ENTRIES SHOWN:
────────────────────────────────────────

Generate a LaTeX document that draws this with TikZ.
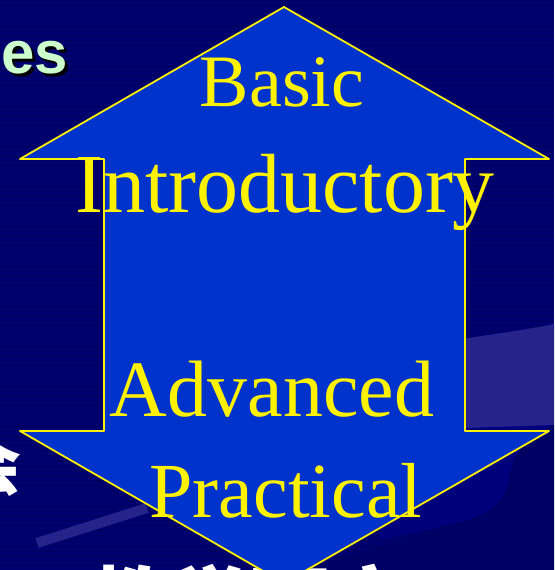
\documentclass[tikz,border=0pt]{standalone}
\usepackage{fontspec}
\setmainfont{Liberation Serif}
\newfontfamily\slidesans{Liberation Sans}
\newfontfamily\cjkfont{Noto Sans CJK SC}

\definecolor{slidebg}{RGB}{0,0,112}
\definecolor{slidestripe}{RGB}{0,0,98}
\definecolor{slidedark}{RGB}{0,0,100}
\definecolor{swooshlight}{RGB}{38,36,138}
\definecolor{swooshmid}{RGB}{0,0,124}
\definecolor{arrowfill}{RGB}{0,51,204}
\definecolor{titlegreen}{RGB}{204,255,204}

\tikzset{
  levellabel/.style={text=yellow,inner sep=0pt,anchor=base},
  titletext/.style={inner sep=0pt,anchor=base east,font=\slidesans\bfseries\fontsize{60}{66}\selectfont},
  cjktext/.style={text=white,inner sep=0pt,font=\cjkfont\bfseries\fontsize{80}{80}\selectfont}
}

\begin{document}
\begin{tikzpicture}[x=1pt,y=1pt,yscale=-1]
    \useasboundingbox (0,0) rectangle (554,570);
    \clip (0,0) rectangle (554,570);
    % slide background
    \fill[slidebg] (0,0) rectangle (554,570);
    \foreach \sy in {0,5,...,570}
      \fill[slidestripe] (0,\sy) rectangle (554,\sy+2);
    \fill[swooshlight] (440,342) .. controls (480,336) and (520,331) .. (554,324) -- (554,425) -- (440,440) -- cycle;
    \fill[swooshmid] (380,431) -- (554,425) .. controls (525,440) and (512,455) .. (510,475) .. controls (507,500) and (490,515) .. (460,522) -- (380,540) -- cycle;
    \fill[slidedark] (554,425) .. controls (525,440) and (512,455) .. (510,475) .. controls (507,500) and (490,515) .. (460,522) -- (300,570) -- (554,570) -- cycle;
    \draw[swooshlight,line width=10pt] (37,543) -- (147,508);
    % slide texts behind the arrow
    \node[titletext,text=black] (titleshadow) at (71,76) {es};
    \node[titletext,text=titlegreen] (title) at (68,73) {es};
    \node[cjktext,anchor=east,font=\cjkfont\bfseries\fontsize{64}{64}\selectfont] (leftchar) at (22,466) {会};
    \node[cjktext,anchor=north west] (bottomrow) at (90,564) {教学研究};
    % double arrow
    \filldraw[fill=arrowfill,draw=yellow,line width=1.8pt,line join=round]
      (284,7) -- (549,159) -- (465,159) -- (465,431) -- (549,431) -- (284,583)
      -- (20,431) -- (104,431) -- (104,159) -- (20,159) -- cycle;
    \node[levellabel,font=\fontsize{74}{80}\selectfont] (basic) at (282,106) {Basic};
    \node[levellabel,font=\fontsize{84}{90}\selectfont] (intro) at (285,212) {Introductory};
    \node[levellabel,font=\fontsize{80}{90}\selectfont] (advanced) at (272,416) {Advanced};
    \node[levellabel,font=\fontsize{78}{90}\selectfont] (practical) at (286,517) {Practical};
\end{tikzpicture}
\end{document}
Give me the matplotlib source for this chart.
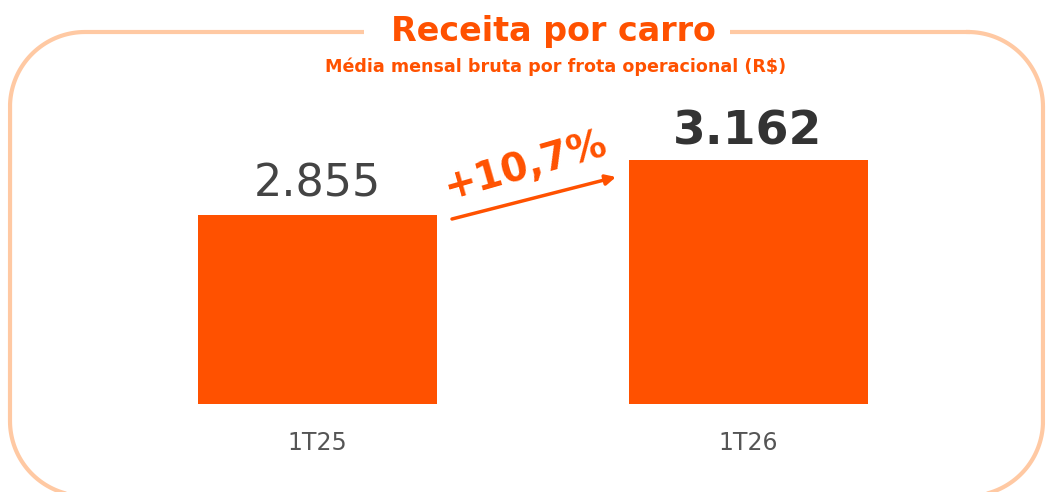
import numpy as np
import matplotlib
matplotlib.use('Agg')
import matplotlib.pyplot as plt
from matplotlib.patches import Rectangle

categories = ['1T25', '1T26']
values = [2855, 3162]
value_labels = ['2.855', '3.162']
growth_label = '+10,7%'
title = 'Receita por carro'
subtitle = 'Média mensal bruta por frota operacional (R$)'

orange = '#FF5100'
peach = '#FFC9A3'


def rounded_frame(x0, y0, x1, y1, r, n=40):
    # corners of a rounded rectangle (y grows downward), sampled as a polyline
    pts = []
    corners = [(x1 - r, y0 + r, -90, 0), (x1 - r, y1 - r, 0, 90),
               (x0 + r, y1 - r, 90, 180), (x0 + r, y0 + r, 180, 270)]
    for cx, cy, a0, a1 in corners:
        t = np.radians(np.linspace(a0, a1, n))
        pts.append(np.column_stack([cx + r * np.cos(t), cy + r * np.sin(t)]))
    pts = np.vstack(pts)
    return np.vstack([pts, pts[:1]])


fig = plt.figure(figsize=(10.52, 4.92), dpi=100)

# background layer in pixel coordinates for the frame and arrow
bg = fig.add_axes([0, 0, 1, 1])
bg.set_xlim(0, 1052)
bg.set_ylim(492, 0)
bg.axis('off')

fp = rounded_frame(10, 32, 1043, 496, 75)
bg.plot(fp[:, 0], fp[:, 1], color=peach, lw=3, solid_joinstyle='round')
bg.add_patch(Rectangle((364, 20), 366, 25, facecolor='white', edgecolor='none', zorder=3))

bg.text(553, 31, title, ha='center', va='center', fontsize=24, fontweight='heavy',
        color=orange, zorder=4)
bg.text(556, 67, subtitle, ha='center', va='center', fontsize=12.6, fontweight='semibold',
        family=['Liberation Sans Narrow', 'DejaVu Sans'], color=orange, zorder=4)

bg.annotate('', xy=(616, 177), xytext=(452, 219),
            arrowprops=dict(arrowstyle='-|>,head_length=0.6,head_width=0.3',
                            color=orange, lw=2.5, shrinkA=0, shrinkB=0))
bg.text(526, 166, growth_label, ha='center', va='center', rotation=16,
        fontsize=28, fontweight='heavy', color=orange)

# data axes: bars start from a cut baseline
ax = fig.add_axes([0, 88 / 492, 1, 304 / 492])
ax.patch.set_alpha(0)
x = np.arange(len(categories))
ax.bar(x, values, width=0.555, color=orange, bottom=0)
ax.set_xlim(-0.7375, 1.706)
ax.set_ylim(1800, 1800 + 304 / 0.17915)
ax.axis('off')

ax.annotate(value_labels[0], (x[0], values[0]), xytext=(0, 7), textcoords='offset points',
            ha='center', va='bottom', fontsize=32, color='#444444')
ax.annotate(value_labels[1], (x[1], values[1]), xytext=(0, 4), textcoords='offset points',
            ha='center', va='bottom', fontsize=34, fontweight='heavy', color='#333333')

for xi, c in zip(x, categories):
    ax.annotate(c, (xi, 1800), xytext=(0, -28), textcoords='offset points',
                ha='center', va='center', fontsize=17, color='#555555',
                family=['Liberation Sans Narrow', 'DejaVu Sans'])

fig.savefig('out.png', dpi=100)
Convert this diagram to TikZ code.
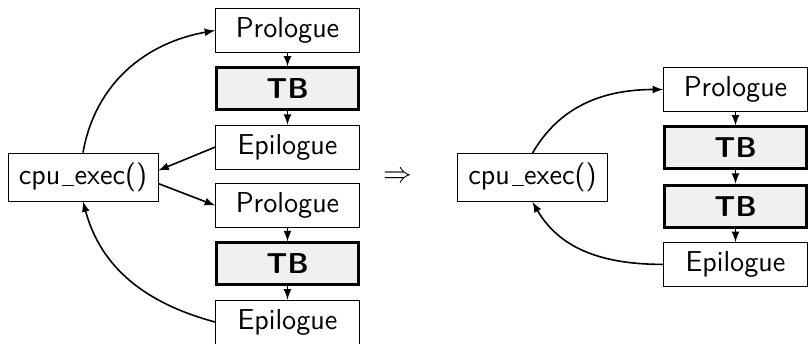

────────────────────────────────────────

YOUR INSTRUCTIONS: Reproduce the data above in full, exactly as it is, with the pictures left out.

OUTPUT:
Generate a LaTeX document that draws this with TikZ.
\documentclass[tikz,border=0pt]{standalone}
\usepackage{fontspec}
\setmainfont{Liberation Serif}
\newfontfamily\slidesans{Liberation Sans}
\newfontfamily\cjkfont{Noto Sans CJK SC}

\definecolor{slidebg}{RGB}{0,0,112}
\definecolor{slidestripe}{RGB}{0,0,98}
\definecolor{slidedark}{RGB}{0,0,100}
\definecolor{swooshlight}{RGB}{38,36,138}
\definecolor{swooshmid}{RGB}{0,0,124}
\definecolor{arrowfill}{RGB}{0,51,204}
\definecolor{titlegreen}{RGB}{204,255,204}

\tikzset{
  levellabel/.style={text=yellow,inner sep=0pt,anchor=base},
  titletext/.style={inner sep=0pt,anchor=base east,font=\slidesans\bfseries\fontsize{60}{66}\selectfont},
  cjktext/.style={text=white,inner sep=0pt,font=\cjkfont\bfseries\fontsize{80}{80}\selectfont}
}

\begin{document}
\begin{tikzpicture}[x=1pt,y=1pt,yscale=-1]
    \useasboundingbox (0,0) rectangle (554,570);
    \clip (0,0) rectangle (554,570);
    % slide background
    \fill[slidebg] (0,0) rectangle (554,570);
    \foreach \sy in {0,5,...,570}
      \fill[slidestripe] (0,\sy) rectangle (554,\sy+2);
    \fill[swooshlight] (440,342) .. controls (480,336) and (520,331) .. (554,324) -- (554,425) -- (440,440) -- cycle;
    \fill[swooshmid] (380,431) -- (554,425) .. controls (525,440) and (512,455) .. (510,475) .. controls (507,500) and (490,515) .. (460,522) -- (380,540) -- cycle;
    \fill[slidedark] (554,425) .. controls (525,440) and (512,455) .. (510,475) .. controls (507,500) and (490,515) .. (460,522) -- (300,570) -- (554,570) -- cycle;
    \draw[swooshlight,line width=10pt] (37,543) -- (147,508);
    % slide texts behind the arrow
    \node[titletext,text=black] (titleshadow) at (71,76) {es};
    \node[titletext,text=titlegreen] (title) at (68,73) {es};
    \node[cjktext,anchor=east,font=\cjkfont\bfseries\fontsize{64}{64}\selectfont] (leftchar) at (22,466) {会};
    \node[cjktext,anchor=north west] (bottomrow) at (90,564) {教学研究};
    % double arrow
    \filldraw[fill=arrowfill,draw=yellow,line width=1.8pt,line join=round]
      (284,7) -- (549,159) -- (465,159) -- (465,431) -- (549,431) -- (284,583)
      -- (20,431) -- (104,431) -- (104,159) -- (20,159) -- cycle;
    \node[levellabel,font=\fontsize{74}{80}\selectfont] (basic) at (282,106) {Basic};
    \node[levellabel,font=\fontsize{84}{90}\selectfont] (intro) at (285,212) {Introductory};
    \node[levellabel,font=\fontsize{80}{90}\selectfont] (advanced) at (272,416) {Advanced};
    \node[levellabel,font=\fontsize{78}{90}\selectfont] (practical) at (286,517) {Practical};
\end{tikzpicture}
\end{document}
Give me the matplotlib source for this chart.
import numpy as np
import matplotlib
matplotlib.use('Agg')
import matplotlib.pyplot as plt
from matplotlib.patches import Rectangle

categories = ['1T25', '1T26']
values = [2855, 3162]
value_labels = ['2.855', '3.162']
growth_label = '+10,7%'
title = 'Receita por carro'
subtitle = 'Média mensal bruta por frota operacional (R$)'

orange = '#FF5100'
peach = '#FFC9A3'


def rounded_frame(x0, y0, x1, y1, r, n=40):
    # corners of a rounded rectangle (y grows downward), sampled as a polyline
    pts = []
    corners = [(x1 - r, y0 + r, -90, 0), (x1 - r, y1 - r, 0, 90),
               (x0 + r, y1 - r, 90, 180), (x0 + r, y0 + r, 180, 270)]
    for cx, cy, a0, a1 in corners:
        t = np.radians(np.linspace(a0, a1, n))
        pts.append(np.column_stack([cx + r * np.cos(t), cy + r * np.sin(t)]))
    pts = np.vstack(pts)
    return np.vstack([pts, pts[:1]])


fig = plt.figure(figsize=(10.52, 4.92), dpi=100)

# background layer in pixel coordinates for the frame and arrow
bg = fig.add_axes([0, 0, 1, 1])
bg.set_xlim(0, 1052)
bg.set_ylim(492, 0)
bg.axis('off')

fp = rounded_frame(10, 32, 1043, 496, 75)
bg.plot(fp[:, 0], fp[:, 1], color=peach, lw=3, solid_joinstyle='round')
bg.add_patch(Rectangle((364, 20), 366, 25, facecolor='white', edgecolor='none', zorder=3))

bg.text(553, 31, title, ha='center', va='center', fontsize=24, fontweight='heavy',
        color=orange, zorder=4)
bg.text(556, 67, subtitle, ha='center', va='center', fontsize=12.6, fontweight='semibold',
        family=['Liberation Sans Narrow', 'DejaVu Sans'], color=orange, zorder=4)

bg.annotate('', xy=(616, 177), xytext=(452, 219),
            arrowprops=dict(arrowstyle='-|>,head_length=0.6,head_width=0.3',
                            color=orange, lw=2.5, shrinkA=0, shrinkB=0))
bg.text(526, 166, growth_label, ha='center', va='center', rotation=16,
        fontsize=28, fontweight='heavy', color=orange)

# data axes: bars start from a cut baseline
ax = fig.add_axes([0, 88 / 492, 1, 304 / 492])
ax.patch.set_alpha(0)
x = np.arange(len(categories))
ax.bar(x, values, width=0.555, color=orange, bottom=0)
ax.set_xlim(-0.7375, 1.706)
ax.set_ylim(1800, 1800 + 304 / 0.17915)
ax.axis('off')

ax.annotate(value_labels[0], (x[0], values[0]), xytext=(0, 7), textcoords='offset points',
            ha='center', va='bottom', fontsize=32, color='#444444')
ax.annotate(value_labels[1], (x[1], values[1]), xytext=(0, 4), textcoords='offset points',
            ha='center', va='bottom', fontsize=34, fontweight='heavy', color='#333333')

for xi, c in zip(x, categories):
    ax.annotate(c, (xi, 1800), xytext=(0, -28), textcoords='offset points',
                ha='center', va='center', fontsize=17, color='#555555',
                family=['Liberation Sans Narrow', 'DejaVu Sans'])

fig.savefig('out.png', dpi=100)
Convert this diagram to TikZ code.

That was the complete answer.